» To do
Retype the data exactly, from its first line to the line containing "(0,0) rectangle (2122,1045);", including both, and skip any picture.

» Data
□ □ □
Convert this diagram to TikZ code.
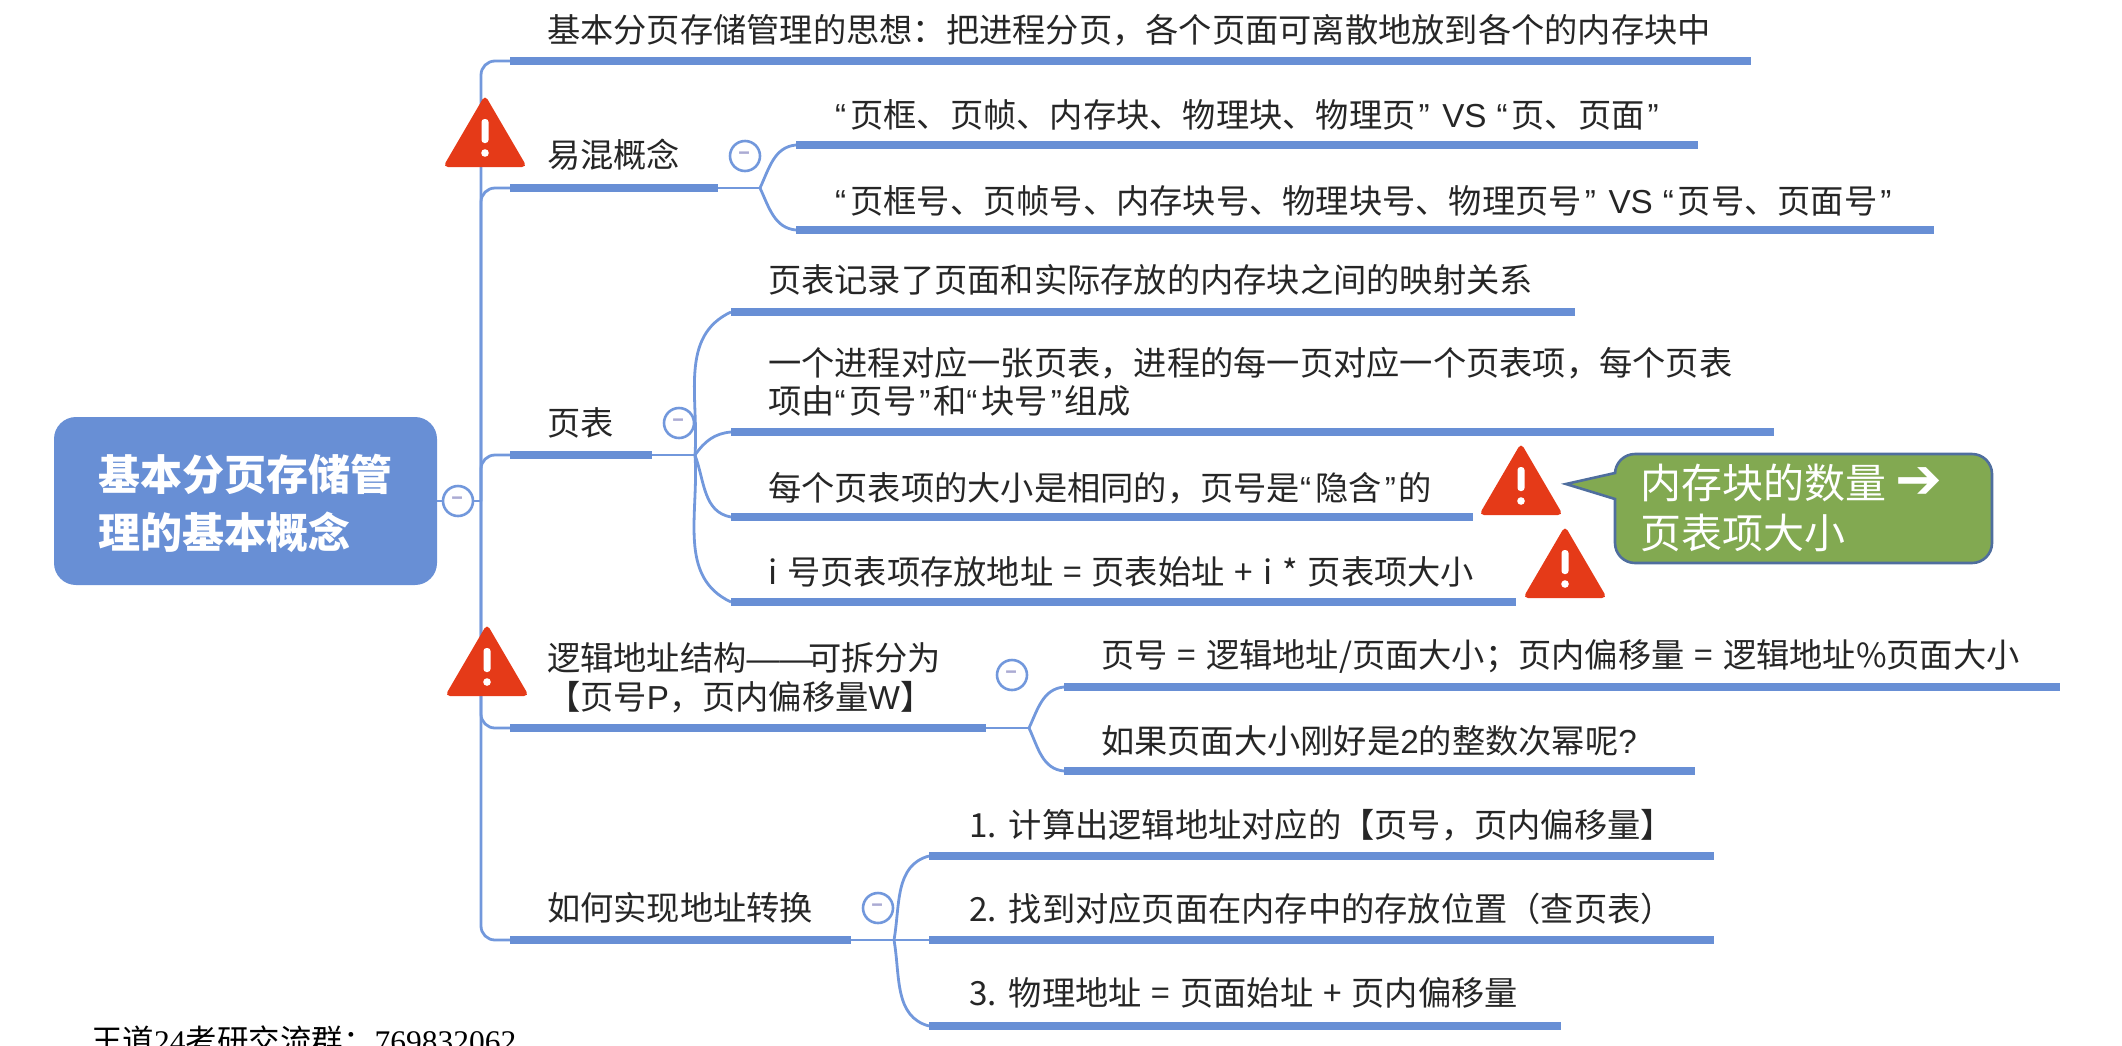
\documentclass[tikz,border=0pt]{standalone}
\usepackage{fontspec}
\setmainfont{Noto Sans CJK SC}
\newfontfamily\arrowfont{DejaVu Sans}
\newfontfamily\latinserif{Liberation Serif}
\newfontfamily\latinsans{Liberation Sans}
\newcommand{\topicfont}{\fontsize{33.25}{38.5}\selectfont\setlength{\spaceskip}{.30em}}
\newcommand{\qo}{{\latinsans “}\kern4pt}
\newcommand{\qc}{\kern3pt{\latinsans ”}\kern2.7pt}
\definecolor{mapblue}{HTML}{688FD5}
\definecolor{twigblue}{HTML}{7298DC}
\definecolor{warnred}{HTML}{E53A18}
\definecolor{notegreen}{HTML}{82A951}
\definecolor{noteedge}{HTML}{4F6E9E}
\definecolor{foldmark}{HTML}{ABABD3}
\tikzset{warning/.pic={
   \fill[warnred, rounded corners=5pt] (0,-37) -- (42,35) -- (-42,35) -- cycle;
   \fill[white, rounded corners=3pt] (-3.5,-13) rectangle (3.5,11);
   \fill[white] (0,21) circle (3.8);
}}

\begin{document}
\begin{tikzpicture}[x=1pt, y=-1pt,
    topic/.style ={anchor=west, inner sep=0pt, align=left, font=\topicfont, text=black!85},
    bar/.style ={draw=mapblue, line width=8.5pt},
    twig/.style ={draw=twigblue, line width=2.8pt},
    fork/.style ={twig, rounded corners=14pt},
    fold/.style ={circle, draw=twigblue, line width=2.6pt, fill=white, minimum size=30pt, inner sep=0pt, text=foldmark, font=\fontsize{22}{22}\bfseries\selectfont}]
   \useasboundingbox (0,0) rectangle (2122,1045);

   \node[fill=mapblue, rounded corners=22pt, minimum width=383pt, minimum height=168pt] (root) at (245.5,501) {};
   \node[anchor=west, inner sep=0pt, align=left, text=white, font=\fontsize{42}{58}\bfseries\selectfont] (title) at (98,503) {基本分页存储管\\理的基本概念};
   \coordinate (T) at (481,501);
   \draw[twig] (root) to (T);
   \node[fold] (foldT) at (458,501) {--};

   % first level
   \node[topic] (A) at (547,30) {基本分页存储管理的思想：把进程分页，各个页面可离散地放到各个的内存块中};
   \node[topic] (B) at (547,155) {易混概念};
   \node[topic] (C) at (547,423) {页表};
   \node[topic] (D) at (547,678) {逻辑地址结构{\latinsans ——}\kern-5pt 可拆分为\\【页号{\latinsans P}，页内偏移量{\latinsans W}】};
   \node[topic] (E) at (547,908) {如何实现地址转换};

   \coordinate (A1) at (510,61);   \coordinate (A2) at (1751,61);
   \coordinate (B1) at (510,188);  \coordinate (B2) at (718,188);  \coordinate (Bh) at (760,188);
   \coordinate (C1) at (510,455);  \coordinate (C2) at (652,455);  \coordinate (Ch) at (695,455);
   \coordinate (D1) at (510,728);  \coordinate (D2) at (986,728);  \coordinate (Dh) at (1029,728);
   \coordinate (E1) at (510,940);  \coordinate (E2) at (851,940);  \coordinate (Eh) at (894,940);

   \draw[fork] (T) |- (A1);
   \draw[fork] (T) |- (B1);
   \draw[fork] (T) |- (C1);
   \draw[fork] (T) |- (D1);
   \draw[fork] (T) |- (E1);
   \draw[twig] (B2) to (Bh);
   \draw[twig] (C2) to (Ch);
   \draw[twig] (D2) to (Dh);
   \draw[twig] (E2) to (Eh);
   \draw[bar] (A1) to (A2);
   \draw[bar] (B1) to (B2);
   \draw[bar] (C1) to (C2);
   \draw[bar] (D1) to (D2);
   \draw[bar] (E1) to (E2);

   \node[fold] (foldB) at (745,156) {--};
   \node[fold] (foldC) at (679,423) {--};
   \node[fold] (foldD) at (1012,675) {--};
   \node[fold] (foldE) at (878,908) {--};

   % second level
   \node[topic] (Ba) at (835,115) {\qo 页框、页帧、内存块、物理块、物理页\qc{} {\latinsans VS} \qo 页、页面\qc};
   \node[topic] (Bb) at (835,201) {\qo 页框号、页帧号、内存块号、物理块号、物理页号\qc{} {\latinsans VS} \qo 页号、页面号\qc};
   \node[topic] (Ca) at (768,280) {页表记录了页面和实际存放的内存块之间的映射关系};
   \node[topic] (Cb) at (768,382) {一个进程对应一张页表，进程的每一页对应一个页表项，每个页表\\项由\qo 页号\qc 和\qo 块号\qc 组成};
   \node[topic] (Cc) at (768,488) {每个页表项的大小是相同的，页号是\qo 隐含\qc 的};
   \node[topic] (Cd) at (768,572) {i 号页表项存放地址 = 页表始址 + i * 页表项大小};
   \node[topic] (Da) at (1101,656) {页号 = 逻辑地址/页面大小；页内偏移量 = 逻辑地址\%页面大小};
   \node[topic] (Db) at (1101,741) {如果页面大小刚好是{\latinsans 2}的整数次幂呢{\latinsans ?}};
   \node[topic] (Ea) at (969,825) {1.\kern12pt 计算出逻辑地址对应的【页号，页内偏移量】};
   \node[topic] (Eb) at (969,909) {2.\kern12pt 找到对应页面在内存中的存放位置（查页表）};
   \node[topic] (Ec) at (969,993) {3.\kern12pt 物理地址 = 页面始址 + 页内偏移量};

   \coordinate (Ba1) at (796,145);  \coordinate (Ba2) at (1698,145);
   \coordinate (Bb1) at (796,230);  \coordinate (Bb2) at (1934,230);
   \coordinate (Ca1) at (731,312);  \coordinate (Ca2) at (1575,312);
   \coordinate (Cb1) at (731,432);  \coordinate (Cb2) at (1774,432);
   \coordinate (Cc1) at (731,517);  \coordinate (Cc2) at (1473,517);
   \coordinate (Cd1) at (731,602);  \coordinate (Cd2) at (1516,602);
   \coordinate (Da1) at (1064,687); \coordinate (Da2) at (2060,687);
   \coordinate (Db1) at (1064,771); \coordinate (Db2) at (1695,771);
   \coordinate (Ea1) at (929,856);  \coordinate (Ea2) at (1714,856);
   \coordinate (Eb1) at (929,940);  \coordinate (Eb2) at (1714,940);
   \coordinate (Ec1) at (929,1026); \coordinate (Ec2) at (1561,1026);

   \draw[twig] (Bh) to[out=65, in=185] (Ba1);
   \draw[twig] (Bh) to[out=-65, in=175] (Bb1);
   \draw[twig] (Ch) to[out=86, in=205] (Ca1);
   \draw[twig] (Ch) to[out=55, in=185] (Cb1);
   \draw[twig] (Ch) to[out=-70, in=170] (Cc1);
   \draw[twig] (Ch) to[out=-86, in=155] (Cd1);
   \draw[twig] (Dh) to[out=65, in=185] (Da1);
   \draw[twig] (Dh) to[out=-65, in=175] (Db1);
   \draw[twig] (Eh) to[out=80, in=195] (Ea1);
   \draw[twig] (Eh) to (Eb1);
   \draw[twig] (Eh) to[out=-80, in=165] (Ec1);

   \draw[bar] (Ba1) to (Ba2);
   \draw[bar] (Bb1) to (Bb2);
   \draw[bar] (Ca1) to (Ca2);
   \draw[bar] (Cb1) to (Cb2);
   \draw[bar] (Cc1) to (Cc2);
   \draw[bar] (Cd1) to (Cd2);
   \draw[bar] (Da1) to (Da2);
   \draw[bar] (Db1) to (Db2);
   \draw[bar] (Ea1) to (Ea2);
   \draw[bar] (Eb1) to (Eb2);
   \draw[bar] (Ec1) to (Ec2);

   % markers
   \pic at (485,132) {warning};
   \pic at (487,661) {warning};
   \pic at (1521,480) {warning};
   \pic at (1565,563) {warning};

   % green note
   \draw[fill=notegreen, draw=noteedge, line width=2.6pt] (1615,473) -- (1566,484) -- (1615,499) [rounded corners=20pt] -- (1615,563) -- (1992,563) -- (1992,454) -- (1615,454) [sharp corners] -- cycle;
   \node[anchor=west, inner sep=0pt, align=left, text=white, font=\fontsize{41}{50}\selectfont] (note) at (1640,508) {内存块的数量 {\arrowfont\fontsize{56}{50}\selectfont ➔}\\页表项大小};

   \node[anchor=west, inner sep=0pt, text=black, font=\fontsize{31.5}{31.5}\selectfont] (group) at (91,1040) {王道{\latinserif 24}考研交流群：{\latinserif 769832062}};
\end{tikzpicture}
\end{document}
□ □ □
» Answer to the problem
Convert this diagram to TikZ code.
\documentclass[tikz,border=0pt]{standalone}
\usepackage{fontspec}
\setmainfont{Noto Sans CJK SC}
\newfontfamily\arrowfont{DejaVu Sans}
\newfontfamily\latinserif{Liberation Serif}
\newfontfamily\latinsans{Liberation Sans}
\newcommand{\topicfont}{\fontsize{33.25}{38.5}\selectfont\setlength{\spaceskip}{.30em}}
\newcommand{\qo}{{\latinsans “}\kern4pt}
\newcommand{\qc}{\kern3pt{\latinsans ”}\kern2.7pt}
\definecolor{mapblue}{HTML}{688FD5}
\definecolor{twigblue}{HTML}{7298DC}
\definecolor{warnred}{HTML}{E53A18}
\definecolor{notegreen}{HTML}{82A951}
\definecolor{noteedge}{HTML}{4F6E9E}
\definecolor{foldmark}{HTML}{ABABD3}
\tikzset{warning/.pic={
   \fill[warnred, rounded corners=5pt] (0,-37) -- (42,35) -- (-42,35) -- cycle;
   \fill[white, rounded corners=3pt] (-3.5,-13) rectangle (3.5,11);
   \fill[white] (0,21) circle (3.8);
}}

\begin{document}
\begin{tikzpicture}[x=1pt, y=-1pt,
    topic/.style ={anchor=west, inner sep=0pt, align=left, font=\topicfont, text=black!85},
    bar/.style ={draw=mapblue, line width=8.5pt},
    twig/.style ={draw=twigblue, line width=2.8pt},
    fork/.style ={twig, rounded corners=14pt},
    fold/.style ={circle, draw=twigblue, line width=2.6pt, fill=white, minimum size=30pt, inner sep=0pt, text=foldmark, font=\fontsize{22}{22}\bfseries\selectfont}]
   \useasboundingbox (0,0) rectangle (2122,1045);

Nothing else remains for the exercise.